Alexandre Parafita

Alexandre Parafita

Fausto e o poder de poder dizer

Foi já visivelmente debilitado na sua frágil saúde que Fausto Bordalo Dias (1948-2024), numa entrevista televisiva, ousou pronunciar estas palavras: «Cabo Verde não existiria como país independente, se Portugal não tivesse levado para lá pessoas (…). Muitos países africanos foram mais felizes, infelizmente, com Portugal, do que são agora. Quando uma independência não concorre para a felicidade dos povos, alguma coisa está errada.».

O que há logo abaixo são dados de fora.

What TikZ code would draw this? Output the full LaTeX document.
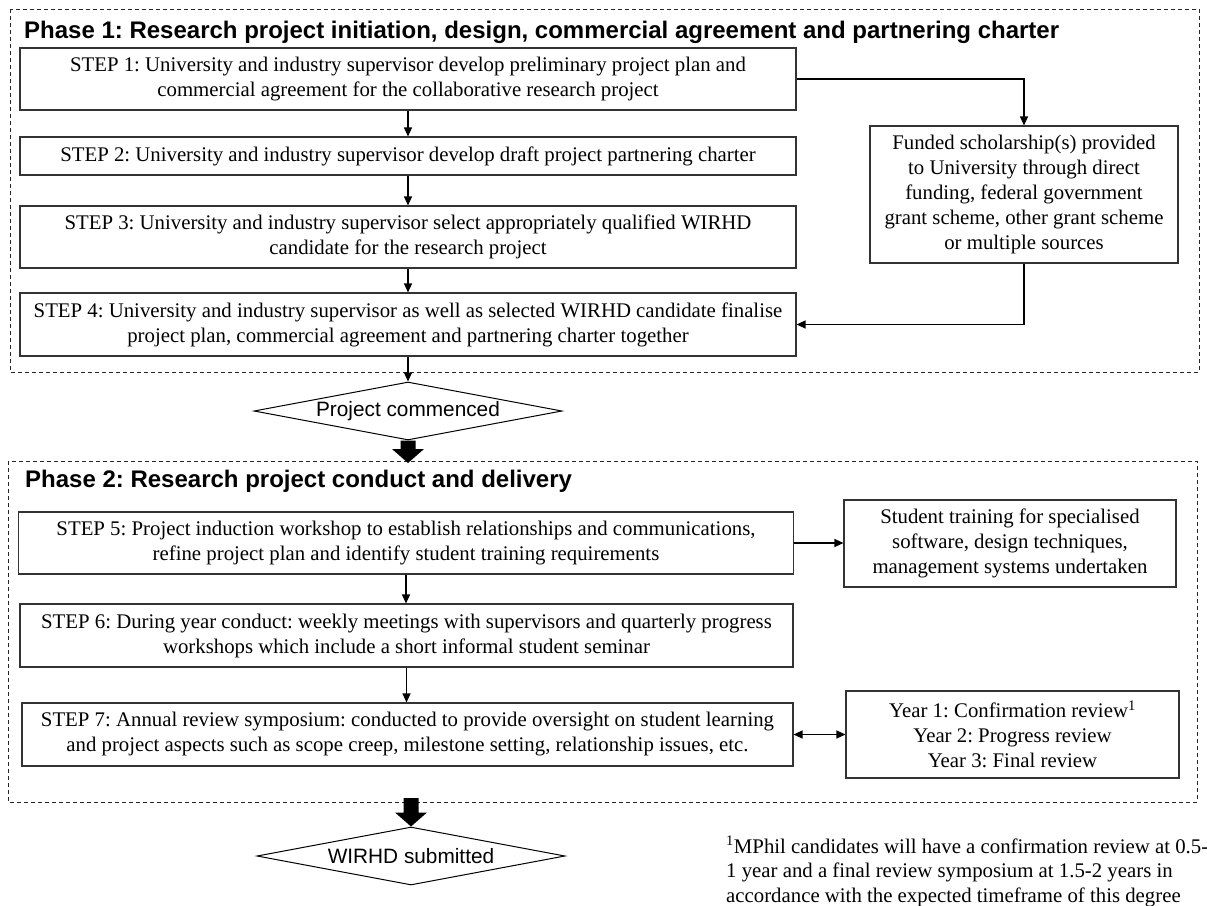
\documentclass[tikz,border=0pt]{standalone}
\usepackage{fontspec}
\setmainfont{Liberation Serif}
\setsansfont{Liberation Sans}
\usetikzlibrary{arrows.meta,shapes.geometric,calc}
\frenchspacing
\begin{document}
\frenchspacing
\begin{tikzpicture}[x=1pt,y=-1pt,
  box/.style={draw=black!80, line width=1.1pt, fill=white, inner sep=0pt, align=center,
    font=\fontsize{20.8}{25}\selectfont},
  stepbox/.style={box, minimum width=776pt, minimum height=62pt},
  phase/.style={draw=black!85, dash pattern=on 4pt off 3pt, line width=0.9pt},
  ttl/.style={font=\fontsize{24}{28}\selectfont\sffamily\bfseries, anchor=base west, inner sep=0pt},
  tip/.tip={Triangle[length=9pt,width=8pt]},
  conn/.style={draw=black, line width=1.2pt, -tip},
  dconn/.style={draw=black, line width=1.2pt, tip-tip},
  dia/.style={diamond, draw=black, line width=1pt, aspect=5.3, inner sep=0pt,
    minimum width=308pt, minimum height=58pt, font=\fontsize{20.8}{25}\selectfont\sffamily},
  bigarrow/.style={fill=black}
]
\useasboundingbox (0,0) rectangle (1207,905);

% phase containers
\draw[phase] (10,9) rectangle (1199,372);
\draw[phase] (8,461) rectangle (1197,802);
\coordinate (p2top) at (408,463);
\coordinate (p2bot) at (411,798);

\node[ttl] (t1) at (24,38) {Phase 1: Research project initiation, design, commercial agreement and partnering charter};
\node[ttl] (t2) at (25,487) {Phase 2: Research project conduct and delivery};

% phase 1 steps
\node[stepbox] (s1) at (408,79) {STEP 1: University and industry supervisor develop preliminary project plan and\\commercial agreement for the collaborative research project};
\node[stepbox, minimum height=38pt] (s2) at (408,156) {STEP 2: University and industry supervisor develop draft project partnering charter};
\node[stepbox] (s3) at (408,237) {STEP 3: University and industry supervisor select appropriately qualified WIRHD\\candidate for the research project};
\node[stepbox, minimum height=63pt] (s4) at (408,324.5) {STEP 4: University and industry supervisor as well as selected WIRHD candidate finalise\\project plan, commercial agreement and partnering charter together};
\node[box, minimum width=308pt, minimum height=137pt] (fund) at (1024,194.5) {Funded scholarship(s) provided\\to University through direct\\funding, federal government\\grant scheme, other grant scheme\\or multiple sources};

\node[dia] (d1) at (408,411) {Project commenced};

% phase 2 steps
\node[stepbox, minimum width=775pt] (s5) at (406,543) {STEP 5: Project induction workshop to establish relationships and communications,\\refine project plan and identify student training requirements};
\node[stepbox, minimum width=773pt, minimum height=63pt] (s6) at (406.5,635.5) {STEP 6: During year conduct: weekly meetings with supervisors and quarterly progress\\workshops which include a short informal student seminar};
\node[stepbox, minimum width=771pt, minimum height=63pt] (s7) at (407.5,734.5) {STEP 7: Annual review symposium: conducted to provide oversight on student learning\\and project aspects such as scope creep, milestone setting, relationship issues, etc.};
\node[box, minimum width=332pt, minimum height=87pt] (stu) at (1010,543.5) {Student training for specialised\\software, design techniques,\\management systems undertaken};
\node[box, minimum width=333pt, minimum height=87pt] (yr) at (1012.5,734.5) {Year 1: Confirmation review\textsuperscript{1}\\Year 2: Progress review\\Year 3: Final review};

\node[dia] (d2) at (411,856) {WIRHD submitted};

% footnote (base anchor = baseline of last line)
\node[anchor=base west, align=left, inner sep=0pt, font=\fontsize{20.8}{24.5}\selectfont] (fn) at (726,902)
  {\textsuperscript{1}MPhil candidates will have a confirmation review at 0.5-\\1 year and a final review symposium at 1.5-2 years in\\accordance with the expected timeframe of this degree};

% connectors
\draw[conn] (s1.south) -- (s2.north);
\draw[conn] (s2.south) -- (s3.north);
\draw[conn] (s3.south) -- (s4.north);
\draw[conn] (s4.south) -- (d1.north);
\draw[conn] (s1.east) -| (fund.north);
\draw[conn] (fund.south) |- (s4.east);
\draw[conn] (s5.south) -- (s5.south |- s6.north);
\draw[conn] (s6.south) -- (s6.south |- s7.north);
\draw[conn] (s5.east) -- (s5.east -| stu.west);
\draw[dconn] (s7.east) -- (s7.east -| yr.west);

% block arrows
\fill[bigarrow] ($(d1.south)+(-7.5,0)$) -- ($(d1.south)+(7.5,0)$) -- ($(p2top)+(7.5,-14)$) -- ($(p2top)+(16,-14)$) -- (p2top) -- ($(p2top)+(-16,-14)$) -- ($(p2top)+(-7.5,-14)$) -- cycle;
\fill[bigarrow] ($(p2bot)+(-7.5,0)$) -- ($(p2bot)+(7.5,0)$) -- ($(d2.north)+(7.5,-14)$) -- ($(d2.north)+(16,-14)$) -- (d2.north) -- ($(d2.north)+(-16,-14)$) -- ($(d2.north)+(-7.5,-14)$) -- cycle;
\end{tikzpicture}
\end{document}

Se outro fosse, que não Fausto, a dizê-lo, quantas vozes não trovejariam no vendaval dos céus político-mediáticos?

Na verdade, só a circunstância de ser um génio permite que assim o diga no desassombro de um jeito que, nos dias de hoje, é comum carimbar como politicamente incorreto. Só ao génio, levando em boa conta o pensamento estético de Kant, é permitido libertar-se dos valores impostos, afrontar consensos. O desvio da regra comum fica-lhe bem, a coragem é mérito. Livre de toda a culpa, o génio é uma espécie de herói que se alavanca na deformidade das normas. Para o homem medíocre, essa deformidade é um erro. Para o génio, não.

 “Eu sou eu e a minha circunstância, e, se não a salvo a ela, não me salvo a mim”, disse o filósofo Ortega y Gasset. Daí que o verdadeiro poder esteja sempre na circunstância do que somos. Primeiro, é preciso saber ser, mais do que saber estar. Saber estar é uma habilidade social, um modelo estratégico de adaptação a diferentes contextos sociais; saber ser é uma imposição de carácter, de autonomia, abnegação. É, pois, um dos requisitos mais poderosos da personalidade humana.

 Uma personalidade que Fausto, figura ímpar e irrepetível, o contador de histórias que pela música e metáfora das palavras pôde recontar alguns dos capítulos mais grandiosos da História de Portugal, consignou em páginas de ouro da música portuguesa.